Hay personas que cuando entran en esa fase de su vida en la que el cuerpo va alejándose día a día de los récords que se consiguieron siendo más jóvenes no se lo toman demasiado bien. El deporte nos impulsa al citius, fortius, altius. Nos lo exigen la publicidad, los artículos que leemos en las revistas especializadas, la esencia misma de la competición...
Sin embargo, la decadencia física supone realmente una liberación. Para bien o para mal las metas personales que conseguimos pertenecen ya al pasado.
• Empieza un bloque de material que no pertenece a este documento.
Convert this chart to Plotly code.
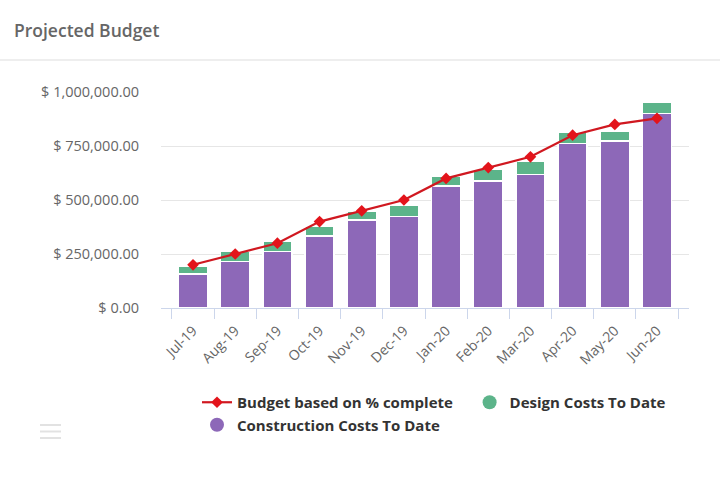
import plotly.graph_objects as go

months = ["Jul-19", "Aug-19", "Sep-19", "Oct-19", "Nov-19", "Dec-19",
          "Jan-20", "Feb-20", "Mar-20", "Apr-20", "May-20", "Jun-20"]
construction = [157000, 214000, 261000, 333000, 407000, 423000,
                565000, 588000, 619000, 762000, 773000, 901000]
design = [37000, 47000, 46000, 47000, 39000, 54000,
          46000, 54000, 58000, 53000, 46000, 50000]
budget = [200000, 250000, 300000, 400000, 450000, 500000,
          600000, 650000, 700000, 800000, 850000, 878000]
y_ticks = [0, 250000, 500000, 750000, 1000000]
y_ticktext = ["$ {:,.2f}".format(v) for v in y_ticks]

PURPLE = "#8d68b8"
GREEN = "#5cb48a"
RED = "#e3141b"
LINE_RED = "#d01820"

W, H = 720, 492
L, R, T, B = 30, 31, 92, 184
PLOT_LEFT = 161
pw, ph = W - L - R, H - T - B

def px(x):
    return (x - L) / pw

def py(y):
    return (H - B - y) / ph

fig = go.Figure()
fig.add_trace(go.Bar(x=months, y=construction, name="Construction Costs To Date",
                     marker=dict(color=PURPLE, line=dict(color="white", width=1.4)),
                     showlegend=False))
fig.add_trace(go.Bar(x=months, y=design, name="Design Costs To Date",
                     marker=dict(color=GREEN, line=dict(color="white", width=1.4)),
                     showlegend=False))
fig.add_trace(go.Scatter(x=months, y=budget, name="Budget based on % complete\u00a0\u00a0\u00a0",
                         mode="lines+markers",
                         line=dict(color=LINE_RED, width=2.2),
                         marker=dict(symbol="diamond", size=9, color=RED),
                         legendrank=1))
fig.add_trace(go.Scatter(x=[None], y=[None], name="Design Costs To Date",
                         mode="markers", marker=dict(symbol="circle", size=14, color=GREEN),
                         legendrank=2))
fig.add_trace(go.Scatter(x=[None], y=[None], name="Construction Costs To Date",
                         mode="markers", marker=dict(symbol="circle", size=14, color=PURPLE),
                         legendrank=3))

shapes = [
    dict(type="line", xref="paper", yref="paper", x0=px(0), x1=px(W), y0=py(60), y1=py(60),
         line=dict(color="#e8e8e8", width=1.5)),
]
for yy in (425, 431.5, 438):
    shapes.append(dict(type="line", xref="paper", yref="paper", x0=px(40), x1=px(61),
                       y0=py(yy), y1=py(yy), line=dict(color="#e2e2e2", width=2)))

fig.update_layout(
    width=W, height=H,
    margin=dict(l=L, r=R, t=T, b=B),
    paper_bgcolor="white", plot_bgcolor="white",
    barmode="stack", bargap=0.31,
    font=dict(family="Open Sans", color="#666666"),
    title=dict(text="Projected Budget", x=14 / W, xanchor="left",
               y=1 - 31 / H, yanchor="middle",
               font=dict(family="Open Sans", size=17.5, color="#666666", weight=600)),
    legend=dict(orientation="h", x=px(197), xanchor="left", y=py(386), yanchor="top",
                font=dict(family="Open Sans", size=15, color="#333333", weight="bold"),
                traceorder="normal", bgcolor="rgba(0,0,0,0)", tracegroupgap=0),
    shapes=shapes,
    showlegend=True,
)
fig.update_yaxes(range=[0, 1000000], tickvals=y_ticks, ticktext=y_ticktext,
                 showgrid=True, gridcolor="#e6e6e6", gridwidth=1,
                 zeroline=False, showline=False,
                 tickfont=dict(size=14.5, color="#666666"),
                 ticks="outside", ticklen=18, tickcolor="rgba(0,0,0,0)")
fig.update_xaxes(type="category", tickangle=-45, tickson="boundaries",
                 domain=[px(PLOT_LEFT), 1],
                 ticks="outside", ticklen=10, tickcolor="#ccd6eb",
                 ticklabelstandoff=8,
                 showline=True, linecolor="#ccd6eb", linewidth=1,
                 showgrid=False, tickfont=dict(size=14, color="#666666"))

fig.write_html("out.html")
Así que podemos, por fin, disfrutar de lo que hacemos sin tener que comprobar el reloj al final de cada carrera.
Y así descubrimos una forma nueva de ver el mundo cuando corremos. Aprendemos a trotar simplemente por el placer de hacerlo, mientras nos perdemos en medio de bosques, praderas o desiertos. Disfrutando de las pequeñas cosas que tenemos a nuestro alrededor con la curiosidad de un niño. Y no con las prisas de cumplir una rutina escrita en una tabla de ejercicios.
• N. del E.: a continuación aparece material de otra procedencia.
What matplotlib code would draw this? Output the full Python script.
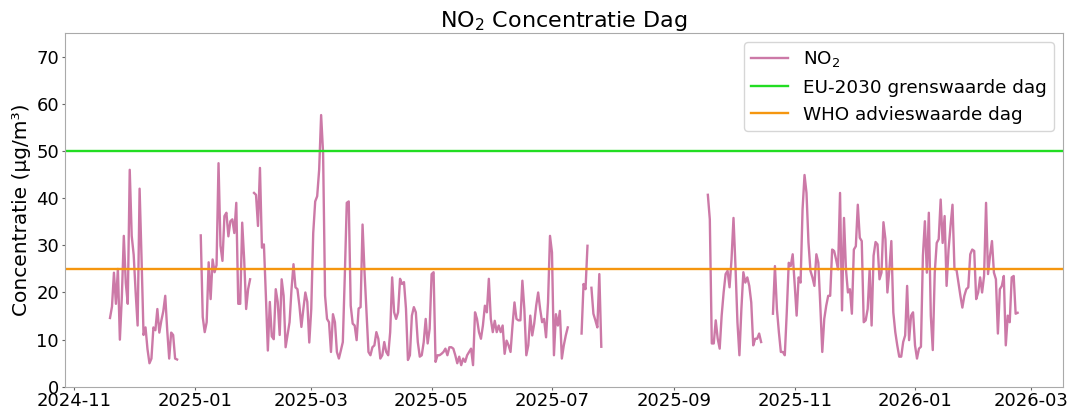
import numpy as np
import pandas as pd
import matplotlib
matplotlib.use('Agg')
import matplotlib.pyplot as plt
import matplotlib.dates as mdates

# daily NO2 values (ug/m3), one list per measured stretch
seg1_start = '2024-11-19'
seg1 = [14.6, 17, 24.2, 17.6, 25, 10, 19, 32, 22, 17.6, 46, 32, 28, 20, 13, 42, 27, 11, 12.6, 8,
        5, 6, 12.6, 12, 16.5, 11.5, 14, 16, 19.3, 12, 6, 11.5, 11, 6, 5.8]

seg2_start = '2025-01-04'
seg2 = [32.1, 14.8, 11.6, 13.7, 26.4, 18.6, 27, 24.3, 25.8, 47.4, 29.9, 26.7, 36.2, 36.9, 31.9,
        35.1, 35.5, 32.6, 39, 17.6, 17.6, 34.8, 27, 16.5, 20.7, 22.8]

seg3_start = '2025-01-31'
seg3 = [41.1, 40.7, 34.1, 46.4, 29.5, 30.2, 19.3, 7.7, 18, 10.7, 10.1, 20.7, 18, 11, 22.8, 19.3,
        8.4, 11, 13.7, 20.7, 26, 21.1, 20.7, 17.2, 12.7, 16.5, 20, 18, 9.4, 16.5, 32.6, 39.3, 40.4,
        46, 57.6, 49.5, 19.3, 14.4, 13.7, 7.4, 15.4, 13.7, 7.4, 6, 7.7, 9.5, 23.5, 39, 39.3,
        17.2, 13.4, 13, 9.9, 16.6, 16.9, 34.4, 24.3, 15.8, 7.4, 6.7, 8.4, 8.8, 11.6, 10.2, 6, 6.7,
        9.5, 7.4, 6.7, 11.6, 23.2, 15.8, 14.4, 15.8, 22.9, 21.8, 22.2, 16.6, 5.7, 6.7, 15.1, 16.9,
        15.8, 9.5, 6.4, 6.7, 9.5, 14.4, 9.2, 12.3, 23.9, 24.3, 5.3, 6.7, 6.7, 7, 7.4, 8.1, 6.7, 8.4,
        8.4, 8.1, 6.7, 5, 6.4, 4.6, 6, 5.3, 6.7, 7.4, 8.1, 4.6, 15.8, 14.4, 11.6, 10.2, 13, 17.2,
        15.8, 22.9, 14.4, 11.6, 14, 11.6,
        13, 11.6, 13, 7, 9.8, 8.8, 7.4, 13, 17.9, 14.4, 14.1, 14.1, 22.5, 16.5, 6.7, 8.8, 15.1,
        10.9, 13.4, 17.2, 20, 16.5, 13.7, 14.4, 10.5, 17.9, 32, 28.5, 6.7, 15.4, 13, 16.1, 6, 8.8,
        10.9, 12.6]

seg4_start = '2025-07-16'
seg4 = [11.3, 21.8, 20.7, 29.9, np.nan, 21, 15.5, 14.1, 12.6, 23.9, 8.5]

seg5_start = '2025-09-18'
seg5 = [40.7, 35.5, 9.2, 9.2, 14.1, 10.2, 8.1, 15.1, 20, 23.9, 24.6, 21.1, 27, 35.8, 25.6, 13.7,
        6.7, 16.5, 24.3, 22.1, 23.2, 21.4, 17.9, 8.8, 10.2, 10.2, 11.3, 9.5]

seg6_start = '2025-10-21'
seg6 = [15.5, 25.6, 16.5, 11.6, 7.4, 7.4, 6.7, 15.8, 26.3, 25.6, 28.1, 21.8, 15.1, 23.2, 22.1,
        37.6, 44.9, 41.1, 30.6, 24.6, 23.2, 21.4, 28.1, 26.3, 17.2, 7.4, 14.4, 17.2, 19.3, 19.3,
        29.1, 28.8, 27, 24.9, 41.1, 16.2, 35.8, 24.9, 20, 20.7, 15.5, 29.1, 29.8, 38.6, 31.6, 30.9,
        13.7, 14.1, 16.5,
        24.9, 13, 27.8, 30.7, 30.2, 22.8, 24.2, 34.9, 31.3, 20, 24.9, 30.9, 15.8, 11.6, 8.8, 6.4,
        6.4, 9.5, 10.9, 21.4, 9.9, 15.1, 15.8, 8.8, 6, 8.1, 8.5, 27.8, 35.1, 24.2, 36.9, 15.1, 7.8,
        24.2, 30.5, 31.3, 39.7, 30.5, 36.2, 21.4, 29.1, 34.1, 38.6, 24.9, 24.9, 22.1, 19.3, 16.8,
        19.3, 20.7, 21.1, 28.1, 29.1, 28.8, 18.6, 20, 23.2, 20, 23.5, 39, 23.9, 27.8, 30.9, 24.2,
        22.8, 11.3, 20.7, 21.4, 23.5, 8.8, 15.1, 13.7, 23.2, 23.5, 15.5, 15.7]

eu_limit = 50
who_limit = 25

# build one daily series, gaps become NaN so the line breaks
parts = []
for start, vals in [(seg1_start, seg1), (seg2_start, seg2), (seg3_start, seg3),
                    (seg4_start, seg4), (seg5_start, seg5), (seg6_start, seg6)]:
    parts.append(pd.Series(vals, index=pd.date_range(start, periods=len(vals), freq='D')))
no2 = pd.concat(parts)
no2 = no2[~no2.index.duplicated(keep='first')]
no2 = no2.reindex(pd.date_range(no2.index.min(), no2.index.max(), freq='D'))

fig, ax = plt.subplots(figsize=(10.77, 4.12), dpi=100)
ax.plot(no2.index, no2.values, color='#cc79a7', lw=1.7, label='NO$_2$')
ax.axhline(eu_limit, color='#22dd22', lw=1.7, label='EU-2030 grenswaarde dag')
ax.axhline(who_limit, color='#f5960f', lw=1.7, label='WHO advieswaarde dag')

ax.set_ylim(0, 75)
ax.set_title('NO$_2$ Concentratie Dag', fontsize=16, pad=4)
ax.set_ylabel('Concentratie (µg/m³)', fontsize=14.5, labelpad=4)
ax.xaxis.set_major_locator(mdates.MonthLocator(bymonth=[1, 3, 5, 7, 9, 11]))
ax.xaxis.set_major_formatter(mdates.DateFormatter('%Y-%m'))
ax.tick_params(labelsize=13, color='#666666', length=2.5, pad=1.5)
for s in ax.spines.values():
    s.set_color('#aaaaaa')
ax.legend(fontsize=13.2, loc='upper right')

plt.subplots_adjust(left=0.06, right=0.987, top=0.92, bottom=0.061)
plt.savefig('out.png')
Porque al final, la verdadera libertad es en gran parte eso: poder disfrutar de lo que hacemos sin darle cuentas a nadie. Ni siquiera a nosotros mismos.
Hace poco decía el gran Reinhold Messner que su interés como montañero por Kilian Jornet crecerá cuando deje de cronometrar lo que está haciendo. Nuestro propio interés por lo que hacemos también aumentará cuando dejemos el reloj en casa.